Home Arts Cinetrii merges computer science and film

Cinetrii merges computer science and film

by Lorenza Mezzapelle November 10, 2020
Cinetrii merges computer science and film

Your next movie night is about to get a whole lot more interesting

Movie recommendation websites and generator apps rarely produce satisfying results. For the most part, the films recommended either share the exact same cast or are way too similar to be exciting. Well, most recommendation websites.

Cinetrii is designed to establish connections between films. These connections can be anything from recurring themes, motifs, explicit references, and homages. It’s simple interface is easy to use and each search yields a multitude of results.

“The results range from profound to quite spurious, but for certain films with rich discourse surrounding them it works pretty well,” says Nils Everling, creator and founder of Cinetrii. “For example, I am a fan of Michelangelo Antonioni who made a string of great films in the 60s and 70s. Through Cinetrii I found Burning by Chang-dong Lee since critics had compared it to L’Avventura.”

Everling got the idea for Cinetrii after watching a YouTube video wherein the narrator discussed the importance of understanding the lineage and history of art, in all its different forms.

“The subject of the video was a Rihanna song, but it got me interested in exploring the “lineage” of cinema in some way as I’m more of a film nerd,” says Everling. “I was studying computer science at the time, so I thought to apply natural language processing to movie reviews and see what insights could be gained from it.”

While most film recommendations are based on popularity, likes, and ratings, Cinetrii’s algorithm analyzes written critic reviews for a given film; it can recommend works that have been influenced by it and works that have influenced it.

In regards to traditional recommendations systems, Everling says, “While the results can be more consistent, they usually exhibit a strong bias toward the most popular movies, stuff everyone has already seen.”

Instead of recommending popular box-office films, Cinetrii looks for mentions of other films in reviews of a particular film and tries to evaluate whether the mention is interesting, explains Everling.

For example, a search for Taxi Driver will yield The Assassination of Richard Nixon, among others, both old and new. The recommendation links to a 2004 review stating that “The character [of Richard Nixon] is based on a real person and true events which also may have been the inspiration for the similarly named Travis Bickle in Taxi Driver.

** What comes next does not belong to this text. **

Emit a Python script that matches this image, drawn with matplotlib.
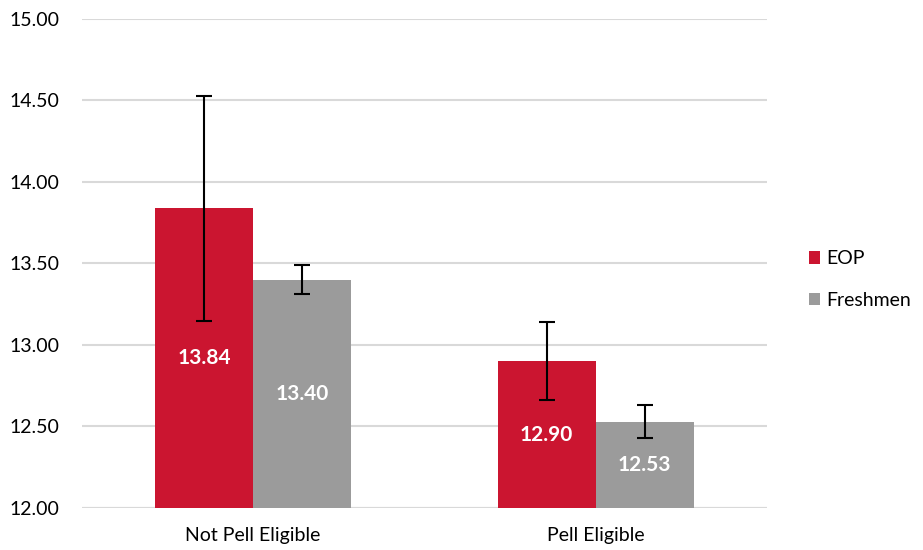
import matplotlib.pyplot as plt
import numpy as np

plt.rcParams['font.family'] = ['Lato', 'DejaVu Sans']

categories = ['Not Pell Eligible', 'Pell Eligible']
series = ['EOP', 'Freshmen']
eop = [13.84, 12.90]
fresh = [13.40, 12.53]
eop_err = [0.69, 0.24]
fresh_err = [0.09, 0.10]

couleurs = ['#CB1530', '#9B9B9B']

fig = plt.figure(figsize=(9.23, 5.5), dpi=100)
ax = fig.add_axes([0.0888, 0.0764, 0.742, 0.8891])

x = np.arange(len(categories))
w = 0.2865
base = 12.0

for i, (vals, errs) in enumerate([(eop, eop_err), (fresh, fresh_err)]):
    pos = x + (i - 0.5) * w
    heights = [v - base for v in vals]
    ax.bar(pos, heights, w, bottom=base, color=couleurs[i], label=series[i], zorder=2)
    ax.errorbar(pos, vals, yerr=errs, fmt='none', ecolor='black', elinewidth=1.5,
                capsize=6, capthick=1.5, zorder=3)
    for p, v in zip(pos, vals):
        ax.text(p, (base + v) / 2, f'{v:.2f}', ha='center', va='center',
                color='white', fontsize=15, fontweight='bold', zorder=4)

ax.set_ylim(12, 15)
ax.set_xlim(-0.5, 1.5)
ax.set_yticks(np.arange(12, 15.01, 0.5))
ax.set_yticklabels([f'{v:.2f}' for v in np.arange(12, 15.01, 0.5)], fontsize=14)
ax.set_xticks(x)
ax.set_xticklabels(categories, fontsize=14)
ax.yaxis.grid(True, color='#D9D9D9', linewidth=1.5, zorder=0)
ax.set_axisbelow(True)
for s in ax.spines.values():
    s.set_visible(False)
ax.tick_params(axis='x', length=0, pad=14)
ax.tick_params(axis='y', length=0, pad=16)
ax.axhline(12, color='#D9D9D9', linewidth=1.5, zorder=1)

leg = ax.legend(loc='center left', bbox_to_anchor=(1.0, 0.467), frameon=False,
                fontsize=14, handlelength=0.6, handleheight=0.6, labelspacing=1.25,
                handletextpad=0.3, borderaxespad=1.75)

fig.savefig('out.png', dpi=100)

“Two films with intersecting casts are unlikely to make up an interesting connection, a connection will score higher if multiple critics establish it, and so on,” says Everling. “Under the hood there are a sequence of technical problems that have to be solved, like finding reviews, determining which parts of a web page constitute a review of a particular film and resolving references to other films.”

Since finishing his studies in computer science, Everling employs data science in other, less artistic, ways. Cinetrii remains his creative pass time.

“There is plenty to do within Cinetrii still, such as improving the coverage of international films and reviews in other languages,” says Everling, adding that he is in the process of updating the Cinetrii algorithm. “I maintain Cinetrii because I use it myself and it may be of interest to others.”